My deflating optimism about the NDP leadership race

For a while, I was feeling very energized about the NDP leadership race. We on the left were going to get six months or so to have a real and refreshing discussion of values and policies about where to go from here. With a relatively new One Member One Vote mechanism, I, and anybody else, could pay the five buck membership fee (if you are under 26 or un(der)employed) and be an active participant in this fundamentally democratic process. That the NDP rightly decided to drop the 25% mandated union vote was a step in the right direction and I had hope for a grassroots, bottom up, progressive process. Some of this excitement is expressed here.

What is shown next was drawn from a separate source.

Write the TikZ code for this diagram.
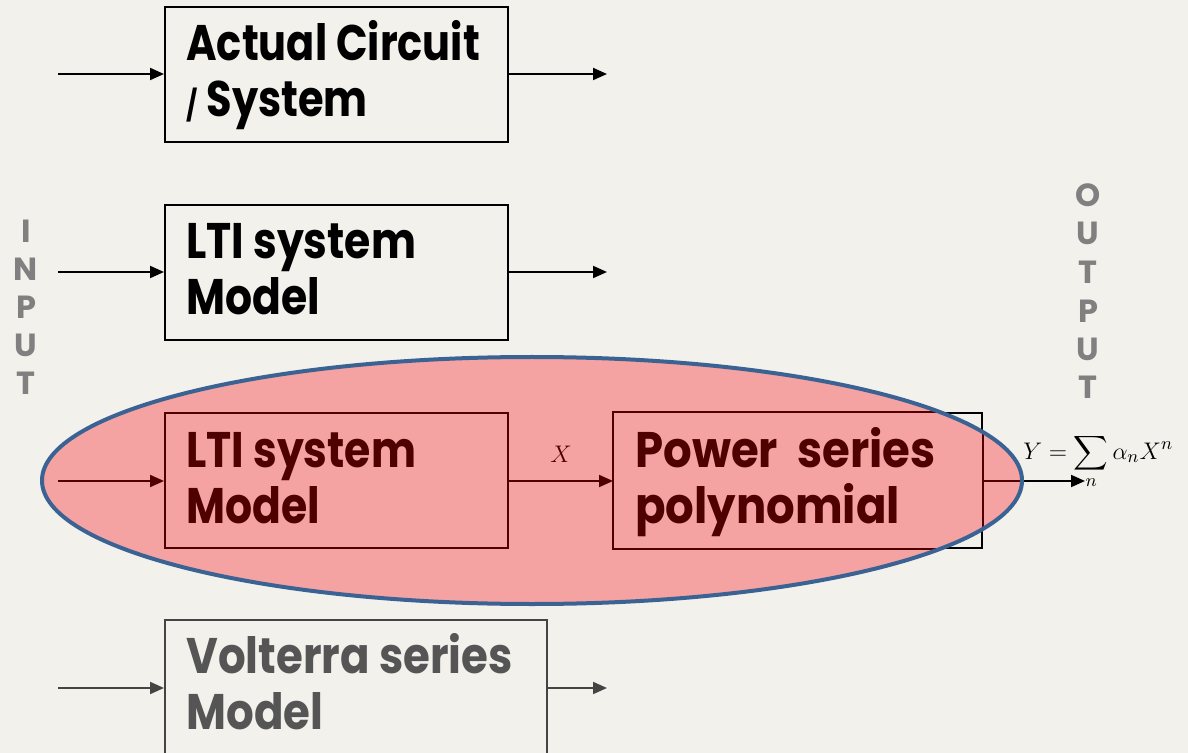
\documentclass[tikz,border=0pt]{standalone}
\usepackage{fontspec}
\usepackage{amsmath}
\usepackage{graphicx}
\setmainfont{Poppins}[BoldFont={Poppins Bold}]
\usetikzlibrary{arrows.meta,fit}
\definecolor{bgc}{HTML}{F2F1EC}
\definecolor{ellfill}{HTML}{F4A3A2}
\definecolor{ellline}{HTML}{3A6394}
\definecolor{dred}{HTML}{4F0000}
\definecolor{vgray}{HTML}{444444}
\definecolor{vtext}{HTML}{555555}
\definecolor{lgray}{HTML}{808080}
\newcommand\twolines[3][0.86]{\scalebox{#1}[1]{\begin{tabular}[t]{@{}l@{}}#2\\#3\end{tabular}}}
\tikzset{
  box/.style={draw, line width=1pt, inner sep=0pt},
  arr/.style={line width=1pt, -{Triangle[length=7pt,width=6pt]}},
  btext/.style={anchor=base west, inner sep=0pt, font=\fontsize{25}{28}\selectfont\bfseries},
  letter/.style={text=lgray, font=\fontsize{16}{16}\selectfont\bfseries, inner sep=0pt},
}
\begin{document}
\begin{tikzpicture}[x=0.5pt,y=-0.5pt]
\useasboundingbox (0,0) rectangle (1188,753);
\fill[bgc] (0,0) rectangle (1188,753);
\clip (0,0) rectangle (1188,753);
% row 1
\node[box, fit={(165,7)(508,142)}] (b1) {};
\node[btext] (t1) at (186,61) {\twolines[0.83]{Actual Circuit}{{\fontsize{15}{15}\selectfont /} System}};
\coordinate (i1) at (58,74); \coordinate (o1) at (607,74);
\draw[arr] (i1) -- (i1 -| b1.west);
\draw[arr] (o1 -| b1.east) -- (o1);
% row 2
\node[box, fit={(165,205)(508,340)}] (b2) {};
\node[btext] (t2) at (186,259) {\twolines[0.85]{LTI system}{Model}};
\coordinate (i2) at (58,272); \coordinate (o2) at (607,272);
\draw[arr] (i2) -- (i2 -| b2.west);
\draw[arr] (o2 -| b2.east) -- (o2);
% row 3 (black parts outside ellipse)
\node[box, fit={(614,413)(982,548)}] (b4) {};
\coordinate (o3) at (1085,481);
\draw[arr] (o3 -| b4.east) -- (o3);
% ellipse fill
\fill[ellfill] (532,480.5) ellipse [x radius=245pt, y radius=61.75pt];
\begin{scope}
\clip (532,480.5) ellipse [x radius=245pt, y radius=61.75pt];
\node[box, draw=dred, fit={(165,413)(508,548)}] (b3) {};
\draw[dred, line width=1pt] (b4.north west) rectangle (b4.south east);
\draw[dred, line width=1pt] (o3 -| b4.east) -- (o3);
\end{scope}
\coordinate (i3) at (58,481);
\draw[arr, dred] (i3) -- (i3 -| b3.west);
\draw[arr, dred] (i3 -| b3.east) -- (i3 -| b4.west) node[midway, above=9pt, inner sep=0pt, text=dred, font=\fontsize{12}{12}\selectfont] (xl) {$X$};
\node[btext, text=dred] (t3) at (186,467) {\twolines[0.85]{LTI system}{Model}};
\node[btext, text=dred] (t4) at (635,467) {\twolines[0.9]{Power\ \ series}{polynomial}};
\draw[ellline, line width=2pt] (532,480.5) ellipse [x radius=245pt, y radius=61.75pt];
\node[anchor=base west, inner sep=0pt, font=\fontsize{13}{13}\selectfont] (f) at (1023,459) {$Y=\displaystyle\sum_n \alpha_n X^n$};
% row 4
\node[box, draw=vgray, fit={(165,620)(547,770)}] (b5) {};
\node[btext, text=vtext] (t5) at (186,673) {\twolines[0.87]{Volterra series}{Model}};
\coordinate (i5) at (58,688); \coordinate (o5) at (607,688);
\draw[arr, vgray] (i5) -- (i5 -| b5.west);
\draw[arr, vgray] (o5 -| b5.east) -- (o5);
% INPUT / OUTPUT letters
\node[letter] (in1) at (26,231) {I};
\node[letter] (in2) at (26,269) {N};
\node[letter] (in3) at (26,307) {P};
\node[letter] (in4) at (26,345) {U};
\node[letter] (in5) at (26,383) {T};
\node[letter] (ou1) at (1088,195) {O};
\node[letter] (ou2) at (1088,233) {U};
\node[letter] (ou3) at (1088,272) {T};
\node[letter] (ou4) at (1088,311) {P};
\node[letter] (ou5) at (1088,349) {U};
\node[letter] (ou6) at (1088,387) {T};
\end{tikzpicture}
\end{document}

NDP front runners Mulcair and Topp
Perhaps this is largely a problem with the Canadian media, but what I have observed is far from this. Every couple days, we get a new set of articles about the latest NDP big shot who has endorsed Brian Topp, the current frontrunner [example]. These articles typically don't identify any policy or value differences between Mulcair or anybody else. I know it is early, and I know debates and the like will come, but right now it feels like the decision to elect Topp is being made without me. It is being made by the party elites, not the grassroots, from the top not the bottom.

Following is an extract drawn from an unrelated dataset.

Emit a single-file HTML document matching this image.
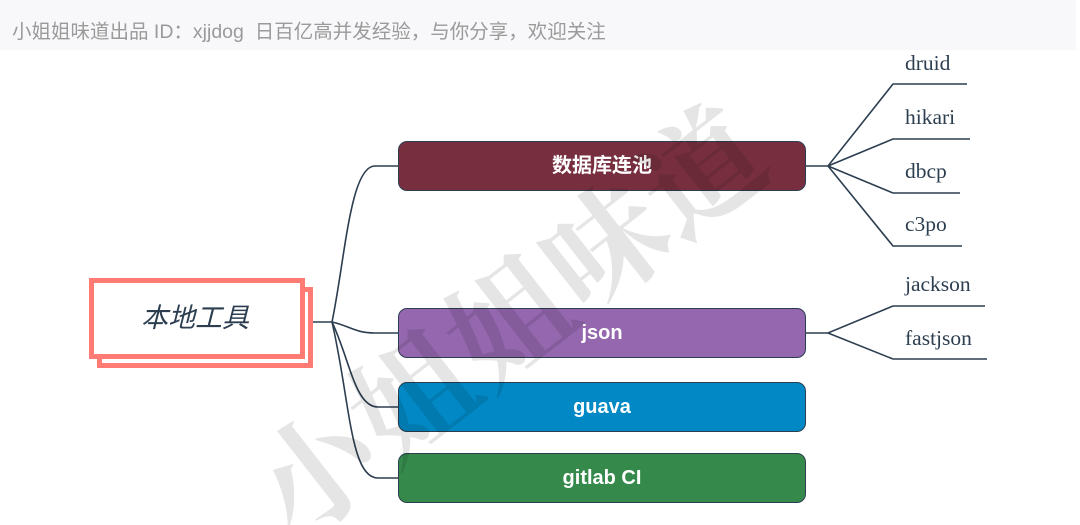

Last night the GOP presidential candidates had their third major debate in preparation for the 2012 election. This campaign has been long and spirited. However, it cannot be said it is a campaign about endorsements from party elite. The debates are about values and about policies in a large way. Polls of the GOP base come out all the time and the debates are speaking to the public members. don't get me wrong, I abhor much of what is discussed and disagree with the values and policies (the derision of gays, uninsured and death penalty victims has been particularly repugnant), but I do very much agree with the process.

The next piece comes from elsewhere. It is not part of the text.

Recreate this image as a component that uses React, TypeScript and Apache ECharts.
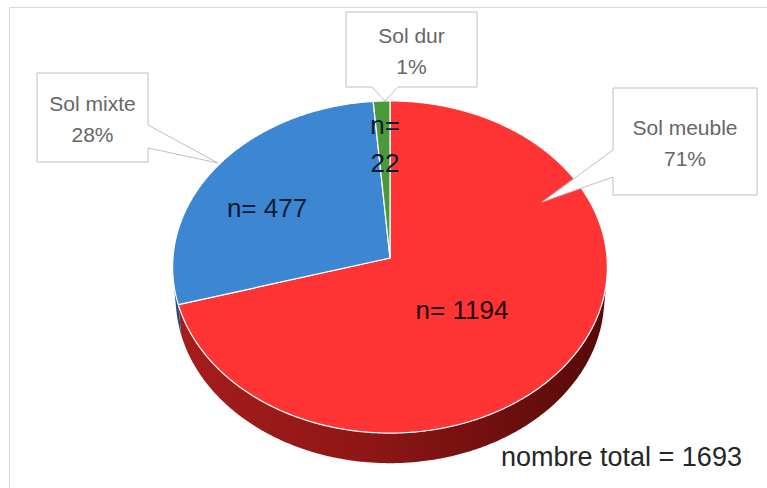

While it is always worth saying what one feels, a lot of the problems in our democracy is voter apathy. I would still encourage people to get involved, to build grassroots progressive movements and become a member (and then again for the Liberals a year later). Certainly the way this campaign is unfolding does not encourage such participation, but this can't be a case for not participating. We cannot let our apathy get the better of ourselves.

Finally, it is worth remembering that even if it becomes a race between Topp and Mulcair with no reasonable third place and even Mulcair not having a shot, this does not mean there is no value in voting. There is always value in voting for lower tiered candidates, because it lets the establishment know the priorities of its members. A strong showing to a third candidate who is pushing a particular issue will result in whoever is electing likely moving in that direction.

For instance, one issue I care about is green energy and the environment - something I feel the NDP capitulates on when it comes anywhere close to causing pain on the masses through, say, rising electricity costs. This zero sum thinking is wrong and the NDP ought to refocus on environmentalism for all the progressive reasons it espouse on other issues. Voting for a candidate who thinks likewise, even if they cannot win, will have value in spreading that message.